Look through the wheel (if possible) and into the brake disc rotor, which should be somewhat shiny and silvery without obvious rust. Removing rust from the brake disc rotor can't be done easily. Replacing the rotor might be necessary.
Look through the wheel (if possible) and into the disc rotor, which should be smooth. Observing ridged areas with up and down grooves can indicate brake disc rotor problems.
Raise the vehicle with a jack. Remove the lug nuts by placing the lug wrench on each lug nut and putting your body weight into each turn, counterclockwise. Place the lug nuts you remove in a hub cap, if one is available, or somewhere out of the way. Grab the tire firmly and pull it off. Lay it under the vehicle, close to where the tire was taken off. Place a large, thick block of wood or a hydraulic floor jack under the vehicle for extra safety.
Measure the thickness of the brake disc rotor with a micrometer. Turn the disc rotor to get eight different measurements. Measured thickness varies with vehicles, therefore, check the specifications for your car. Replace the rotor if it falls below minimum thickness.
Run your hand over the brake disc rotor. Grooved areas can be measured using the micrometer.
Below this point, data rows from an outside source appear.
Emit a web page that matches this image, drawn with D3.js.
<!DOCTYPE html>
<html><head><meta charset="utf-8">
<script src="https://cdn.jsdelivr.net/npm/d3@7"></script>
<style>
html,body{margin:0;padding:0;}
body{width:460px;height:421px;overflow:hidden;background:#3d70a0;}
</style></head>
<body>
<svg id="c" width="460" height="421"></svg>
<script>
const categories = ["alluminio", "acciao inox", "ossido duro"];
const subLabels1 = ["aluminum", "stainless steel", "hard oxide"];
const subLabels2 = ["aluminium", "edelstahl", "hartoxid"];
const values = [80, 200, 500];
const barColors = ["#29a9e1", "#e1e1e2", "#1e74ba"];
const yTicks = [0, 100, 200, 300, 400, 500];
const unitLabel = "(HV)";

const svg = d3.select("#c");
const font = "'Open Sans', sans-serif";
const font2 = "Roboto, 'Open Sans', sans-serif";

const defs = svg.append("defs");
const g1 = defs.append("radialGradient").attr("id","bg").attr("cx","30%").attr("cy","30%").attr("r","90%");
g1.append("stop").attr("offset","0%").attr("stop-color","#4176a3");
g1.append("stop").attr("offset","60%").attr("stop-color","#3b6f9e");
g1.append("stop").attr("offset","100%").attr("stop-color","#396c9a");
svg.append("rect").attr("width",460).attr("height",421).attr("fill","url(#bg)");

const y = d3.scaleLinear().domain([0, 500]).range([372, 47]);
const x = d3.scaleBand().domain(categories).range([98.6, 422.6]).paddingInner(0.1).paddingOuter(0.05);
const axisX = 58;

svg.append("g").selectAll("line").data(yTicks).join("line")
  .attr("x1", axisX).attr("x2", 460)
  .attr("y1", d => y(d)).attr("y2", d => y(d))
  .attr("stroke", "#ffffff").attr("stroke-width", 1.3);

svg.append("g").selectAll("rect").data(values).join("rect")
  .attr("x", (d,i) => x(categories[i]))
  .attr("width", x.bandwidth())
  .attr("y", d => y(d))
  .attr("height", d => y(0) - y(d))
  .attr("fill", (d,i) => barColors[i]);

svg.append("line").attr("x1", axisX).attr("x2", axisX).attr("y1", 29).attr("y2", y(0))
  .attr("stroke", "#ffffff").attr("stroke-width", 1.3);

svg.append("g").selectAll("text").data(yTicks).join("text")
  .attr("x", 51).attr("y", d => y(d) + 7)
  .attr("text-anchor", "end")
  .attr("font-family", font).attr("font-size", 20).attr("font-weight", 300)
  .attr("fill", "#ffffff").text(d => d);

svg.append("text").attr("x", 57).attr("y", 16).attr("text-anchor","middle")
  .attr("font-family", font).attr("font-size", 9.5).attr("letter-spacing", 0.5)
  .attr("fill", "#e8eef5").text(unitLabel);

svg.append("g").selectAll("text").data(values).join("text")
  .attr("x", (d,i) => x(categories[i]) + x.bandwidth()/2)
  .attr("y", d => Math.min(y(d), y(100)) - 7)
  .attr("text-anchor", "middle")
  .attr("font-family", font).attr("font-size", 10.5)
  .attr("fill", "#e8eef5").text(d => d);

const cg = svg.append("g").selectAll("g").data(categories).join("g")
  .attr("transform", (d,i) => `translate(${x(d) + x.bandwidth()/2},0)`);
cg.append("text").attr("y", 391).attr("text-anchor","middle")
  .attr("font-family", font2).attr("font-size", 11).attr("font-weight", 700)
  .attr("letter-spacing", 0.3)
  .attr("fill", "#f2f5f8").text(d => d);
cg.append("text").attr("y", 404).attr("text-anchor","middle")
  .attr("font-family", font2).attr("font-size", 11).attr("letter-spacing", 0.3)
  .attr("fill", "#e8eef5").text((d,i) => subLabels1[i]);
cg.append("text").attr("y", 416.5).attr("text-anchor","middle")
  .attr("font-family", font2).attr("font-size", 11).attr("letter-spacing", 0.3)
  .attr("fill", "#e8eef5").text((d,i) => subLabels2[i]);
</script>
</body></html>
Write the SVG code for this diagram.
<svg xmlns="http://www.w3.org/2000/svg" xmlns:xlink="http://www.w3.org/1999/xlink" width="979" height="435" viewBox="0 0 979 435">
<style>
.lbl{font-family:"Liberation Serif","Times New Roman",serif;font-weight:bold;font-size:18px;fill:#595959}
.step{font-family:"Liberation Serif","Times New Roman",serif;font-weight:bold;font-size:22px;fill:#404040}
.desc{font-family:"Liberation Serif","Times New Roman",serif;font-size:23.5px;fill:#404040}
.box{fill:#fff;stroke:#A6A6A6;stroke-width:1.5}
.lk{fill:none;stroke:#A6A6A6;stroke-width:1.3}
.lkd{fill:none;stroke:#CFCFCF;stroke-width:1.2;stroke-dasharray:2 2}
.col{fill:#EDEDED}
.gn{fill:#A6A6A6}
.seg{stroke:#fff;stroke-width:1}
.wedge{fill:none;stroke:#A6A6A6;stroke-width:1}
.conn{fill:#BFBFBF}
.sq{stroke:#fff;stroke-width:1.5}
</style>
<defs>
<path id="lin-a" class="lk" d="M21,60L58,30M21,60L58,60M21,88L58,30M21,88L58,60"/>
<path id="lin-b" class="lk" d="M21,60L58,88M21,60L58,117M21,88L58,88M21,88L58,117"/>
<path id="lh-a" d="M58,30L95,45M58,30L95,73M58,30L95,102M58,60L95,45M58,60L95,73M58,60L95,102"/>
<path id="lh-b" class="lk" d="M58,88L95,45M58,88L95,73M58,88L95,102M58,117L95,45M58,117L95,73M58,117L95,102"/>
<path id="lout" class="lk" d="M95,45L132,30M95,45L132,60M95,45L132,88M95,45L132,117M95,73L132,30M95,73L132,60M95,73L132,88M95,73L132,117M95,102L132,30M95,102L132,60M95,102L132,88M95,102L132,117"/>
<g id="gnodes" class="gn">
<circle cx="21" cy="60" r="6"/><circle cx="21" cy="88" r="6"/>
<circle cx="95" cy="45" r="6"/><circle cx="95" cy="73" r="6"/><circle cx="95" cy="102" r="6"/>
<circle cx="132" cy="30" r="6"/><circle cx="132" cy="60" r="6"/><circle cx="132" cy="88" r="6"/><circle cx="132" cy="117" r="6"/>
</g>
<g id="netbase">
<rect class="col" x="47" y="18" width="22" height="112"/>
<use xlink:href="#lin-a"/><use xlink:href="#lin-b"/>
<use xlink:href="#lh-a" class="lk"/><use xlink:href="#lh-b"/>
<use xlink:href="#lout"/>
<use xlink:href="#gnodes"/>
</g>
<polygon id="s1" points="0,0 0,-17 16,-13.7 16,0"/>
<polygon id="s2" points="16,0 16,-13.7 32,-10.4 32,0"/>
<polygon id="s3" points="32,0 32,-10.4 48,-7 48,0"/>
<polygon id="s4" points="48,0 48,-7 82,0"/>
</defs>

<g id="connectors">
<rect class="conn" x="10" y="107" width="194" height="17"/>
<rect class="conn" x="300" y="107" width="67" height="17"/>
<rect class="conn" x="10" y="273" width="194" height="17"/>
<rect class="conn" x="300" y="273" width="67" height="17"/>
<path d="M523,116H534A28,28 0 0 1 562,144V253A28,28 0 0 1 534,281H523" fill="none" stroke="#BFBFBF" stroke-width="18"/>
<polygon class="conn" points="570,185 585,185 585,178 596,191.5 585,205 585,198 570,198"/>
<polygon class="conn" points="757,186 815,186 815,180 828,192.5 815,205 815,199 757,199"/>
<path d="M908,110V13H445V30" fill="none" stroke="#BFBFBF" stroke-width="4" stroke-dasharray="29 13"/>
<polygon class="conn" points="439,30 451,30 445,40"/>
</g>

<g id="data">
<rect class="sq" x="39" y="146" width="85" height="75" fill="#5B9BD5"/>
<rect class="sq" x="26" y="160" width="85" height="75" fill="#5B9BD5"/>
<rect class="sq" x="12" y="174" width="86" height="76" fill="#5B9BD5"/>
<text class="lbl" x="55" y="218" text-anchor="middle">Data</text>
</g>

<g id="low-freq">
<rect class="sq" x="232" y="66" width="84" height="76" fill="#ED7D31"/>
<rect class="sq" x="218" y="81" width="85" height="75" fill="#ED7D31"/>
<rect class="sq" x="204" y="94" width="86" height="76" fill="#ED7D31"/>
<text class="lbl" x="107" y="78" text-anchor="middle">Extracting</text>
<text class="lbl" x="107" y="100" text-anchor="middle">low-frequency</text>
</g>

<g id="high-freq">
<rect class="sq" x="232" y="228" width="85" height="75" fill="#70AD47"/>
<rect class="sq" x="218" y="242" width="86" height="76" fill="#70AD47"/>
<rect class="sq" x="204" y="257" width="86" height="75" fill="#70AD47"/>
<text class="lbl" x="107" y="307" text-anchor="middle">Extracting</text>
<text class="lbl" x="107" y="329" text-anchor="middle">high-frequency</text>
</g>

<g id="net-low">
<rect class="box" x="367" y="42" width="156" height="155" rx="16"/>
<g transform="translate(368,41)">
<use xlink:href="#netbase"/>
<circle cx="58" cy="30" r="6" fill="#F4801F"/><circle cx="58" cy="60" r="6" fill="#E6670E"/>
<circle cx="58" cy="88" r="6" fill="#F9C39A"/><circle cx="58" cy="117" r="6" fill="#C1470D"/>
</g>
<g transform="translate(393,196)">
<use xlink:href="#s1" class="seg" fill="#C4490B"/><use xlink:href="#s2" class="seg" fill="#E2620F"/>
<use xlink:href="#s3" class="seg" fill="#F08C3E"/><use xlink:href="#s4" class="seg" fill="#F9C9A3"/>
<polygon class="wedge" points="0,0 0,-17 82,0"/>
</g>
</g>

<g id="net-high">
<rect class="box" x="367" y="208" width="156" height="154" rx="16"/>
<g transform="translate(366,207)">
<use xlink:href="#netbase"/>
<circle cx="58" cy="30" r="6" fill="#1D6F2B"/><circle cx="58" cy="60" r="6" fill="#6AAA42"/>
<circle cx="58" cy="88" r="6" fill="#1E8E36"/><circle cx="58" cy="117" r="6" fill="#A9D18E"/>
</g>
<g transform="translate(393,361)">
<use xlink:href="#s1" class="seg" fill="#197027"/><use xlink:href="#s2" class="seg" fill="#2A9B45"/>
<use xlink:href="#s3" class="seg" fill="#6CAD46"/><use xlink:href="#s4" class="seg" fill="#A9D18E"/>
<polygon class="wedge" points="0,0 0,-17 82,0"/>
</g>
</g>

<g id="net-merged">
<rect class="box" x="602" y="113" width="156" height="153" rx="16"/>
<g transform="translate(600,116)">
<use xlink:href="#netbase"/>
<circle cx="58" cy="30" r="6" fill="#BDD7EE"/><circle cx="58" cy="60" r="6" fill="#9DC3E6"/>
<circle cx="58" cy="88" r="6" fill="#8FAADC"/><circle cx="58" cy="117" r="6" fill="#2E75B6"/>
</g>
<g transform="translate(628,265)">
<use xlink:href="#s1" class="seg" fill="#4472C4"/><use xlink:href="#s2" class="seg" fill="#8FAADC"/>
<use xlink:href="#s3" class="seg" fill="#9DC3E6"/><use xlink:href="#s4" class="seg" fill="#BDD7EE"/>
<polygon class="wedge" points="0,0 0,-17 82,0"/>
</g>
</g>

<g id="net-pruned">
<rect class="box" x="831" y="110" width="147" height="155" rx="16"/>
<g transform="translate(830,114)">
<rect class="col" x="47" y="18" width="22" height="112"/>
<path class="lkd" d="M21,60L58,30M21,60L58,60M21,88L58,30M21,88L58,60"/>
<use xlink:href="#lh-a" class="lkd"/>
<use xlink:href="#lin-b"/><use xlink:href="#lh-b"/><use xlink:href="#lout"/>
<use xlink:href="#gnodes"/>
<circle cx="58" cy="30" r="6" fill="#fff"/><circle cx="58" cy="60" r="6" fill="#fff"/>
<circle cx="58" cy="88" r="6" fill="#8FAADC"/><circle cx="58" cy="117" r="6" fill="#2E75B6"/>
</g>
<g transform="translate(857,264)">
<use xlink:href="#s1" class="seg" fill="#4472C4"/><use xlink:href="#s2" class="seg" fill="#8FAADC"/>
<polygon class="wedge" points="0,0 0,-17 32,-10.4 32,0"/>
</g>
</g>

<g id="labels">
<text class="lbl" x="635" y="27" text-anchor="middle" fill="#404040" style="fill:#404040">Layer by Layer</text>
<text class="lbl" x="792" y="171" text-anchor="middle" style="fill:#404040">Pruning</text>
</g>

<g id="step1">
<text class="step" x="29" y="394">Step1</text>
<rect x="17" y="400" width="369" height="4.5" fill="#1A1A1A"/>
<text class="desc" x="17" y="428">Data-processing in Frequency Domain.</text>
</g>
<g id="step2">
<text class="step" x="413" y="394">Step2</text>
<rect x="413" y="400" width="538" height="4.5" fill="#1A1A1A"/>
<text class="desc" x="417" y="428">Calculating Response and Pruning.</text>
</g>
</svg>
Measure eight different positions on the brake disc rotor, turning the rotor as each measurement is taken. Varied measurements can indicate that you need to replace the brake disc rotor or get it turned. Uneven wear can adversely affect your stopping ability.
Test for a warped brake disc rotor using a micrometer. Place the micrometer on the rotor. Measure eight different positions on the brake disc rotor, turning the rotor as each measurement is taken. Varied readings that are slightly different can indicate that the rotor overheated and has become warped, causing your vehicle to shutter when stopping.
Tips and warnings
- The AutoZone website provides specification thickness of brake disc rotors for most vehicles.